Some of the bigger names taking part in the initiative include Dollar Shave Club, Boingo Wireless and Baron Davis Enterprises.
Though Silicon Valley is the most recognizable tech hub in the world, Los Angeles has quietly become one of leading centers for technological innovation. And Los Angeles is trying to learn from some of the painful challenges cities like San Francisco have experiences where the tech boom has created a massive level of economic disparity between its most well-off residents and virtually everyone else.
(Photo by Stephen Scott Day/GOOD Magazine)
“Our city’s diversity is our competitive advantage, so we are always looking around the corner for ways to ensure every Angeleno has a chance to succeed in the industries of tomorrow,” Garcetti in the announcement. “With PledgeLA, we will promote transparency in a growing sector and open the doors of opportunity to our diverse base of workers, no matter their race, gender or background.”
It’s also more than simply pursuing diversity for altruistic reasons.
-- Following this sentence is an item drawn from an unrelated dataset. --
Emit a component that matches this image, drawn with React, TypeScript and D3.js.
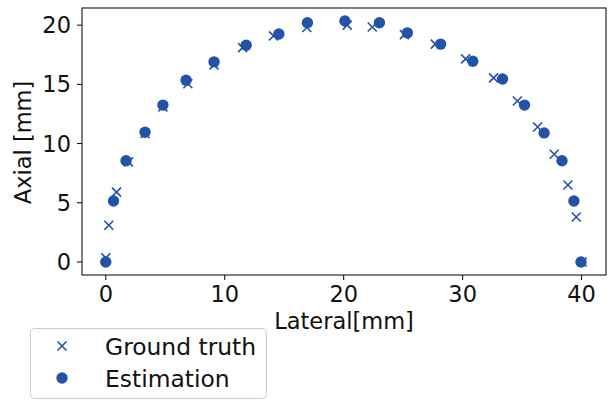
import * as d3 from "d3";

const gtX = [0.0, 0.25, 0.9, 1.9, 3.3, 4.8, 6.9, 9.1, 11.5, 14.1, 16.9, 20.3, 22.4, 25.1, 27.7, 30.25, 32.6, 34.6, 36.3, 37.7, 38.85, 39.55, 40.05];
const gtY = [0.35, 3.1, 5.9, 8.45, 10.85, 13.1, 15.05, 16.65, 18.1, 19.1, 19.8, 20.0, 19.85, 19.2, 18.4, 17.15, 15.55, 13.6, 11.4, 9.1, 6.5, 3.8, 0.0];

const estX = [0.0, 0.65, 1.7, 3.3, 4.8, 6.75, 9.1, 11.8, 14.55, 16.95, 20.1, 23.0, 25.35, 28.15, 30.85, 33.35, 35.2, 36.85, 38.35, 39.35, 39.95];
const estY = [0.0, 5.15, 8.55, 10.95, 13.25, 15.35, 16.9, 18.3, 19.25, 20.2, 20.35, 20.2, 19.35, 18.4, 16.95, 15.45, 13.25, 10.9, 8.55, 5.15, 0.0];

const xTicks = [0, 10, 20, 30, 40];
const yTicks = [0, 5, 10, 15, 20];

const color = "#2353a8";
const font = "DejaVu Sans, sans-serif";
const fs = 22.5;

export default function App() {
  const width = 609;
  const height = 400;
  const left = 82;
  const right = 606;
  const top = 8;
  const bottom = 275;

  const x = d3.scaleLinear().domain([-2.0, 42.05]).range([left, right]);
  const y = d3.scaleLinear().domain([-1.1, 21.45]).range([bottom, top]);

  const cross = (cx: number, cy: number, s: number) =>
    `M${cx - s},${cy - s}L${cx + s},${cy + s}M${cx - s},${cy + s}L${cx + s},${cy - s}`;

  return (
    <svg
      width={width}
      height={height}
      style={{ position: "absolute", left: 0, top: 0, background: "#fff" }}
      fontFamily={font}
    >
      {/* ground truth crosses */}
      {gtX.map((d, i) => (
        <path key={"g" + i} d={cross(x(d), y(gtY[i]), 4.5)} stroke={color} strokeWidth={1.6} fill="none" />
      ))}
      {/* estimations */}
      {estX.map((d, i) => (
        <circle key={"e" + i} cx={x(d)} cy={y(estY[i])} r={5.7} fill={color} />
      ))}

      <rect x={left} y={top} width={right - left} height={bottom - top} fill="none" stroke="#000" strokeWidth={1} />

      {xTicks.map((t) => (
        <g key={"x" + t} transform={`translate(${x(t)},${bottom})`}>
          <line y2={5} stroke="#000" />
          <text y={27} textAnchor="middle" fontSize={fs} fill="#111">
            {t}
          </text>
        </g>
      ))}
      {yTicks.map((t) => (
        <g key={"y" + t} transform={`translate(${left},${y(t)})`}>
          <line x2={-5} stroke="#000" />
          <text x={-11} dy="0.36em" textAnchor="end" fontSize={fs} fill="#111">
            {t}
          </text>
        </g>
      ))}

      <text x={344} y={329} textAnchor="middle" fontSize={fs} fill="#111">
        Lateral[mm]
      </text>
      <text
        transform={`translate(30.5,142.5) rotate(-90)`}
        textAnchor="middle"
        fontSize={fs}
        fill="#111"
      >
        Axial [mm]
      </text>

      {/* legend */}
      <rect x={30.5} y={328.5} width={236} height={70} rx={4} fill="#fff" stroke="#ccc" strokeWidth={1} />
      <path d={cross(62, 346, 4.5)} stroke={color} strokeWidth={1.6} fill="none" />
      <text x={105} y={355} fontSize={23.4} fill="#111">
        Ground truth
      </text>
      <circle cx={62} cy={378} r={5.7} fill={color} />
      <text x={105} y={386.5} fontSize={23.4} fill="#111">
        Estimation
      </text>
    </svg>
  );
}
Recent studies have found that in coming years there literally won’t be enough people to fill the rapidly growing number of engineering jobs – unless public-private partnerships like PledgeLA make a concerted effort to expand the talent pool of people available to fill those jobs.
And as employment opportunities continue to grow, Annenberg has been working to provide the resources to amplify a more widespread recruitment effort.
The full scope of PledgeLA’s mandate includes investments in tech education, increasing access to technology across the city’s communities and even improving the focus on affordable housing and a more equitable workforce; all factors that can be prohibitive barriers to entry for those without the economic tools to compete for jobs and educational opportunities.
“We saw an opportunity to become a catalyst to help launch PledgeLA,” said Annenberg Foundation Chairman, President and CEO Wallis Annenberg. “This change is good, as long as we can work to make Los Angeles a more diverse, inclusive and community-focused city that benefits everyone.”
Each of the 48 venture capital firms and 39 tech firms who are taking part in the initiative will provide a fully transparent update on diversity recruitment efforts and results, working directly with Mayor Garcetti’s office on strategies and implementation. It’s one of the first and the largest public-private partnerships aimed to bring a more diverse set of talents into America’s growing tech sector.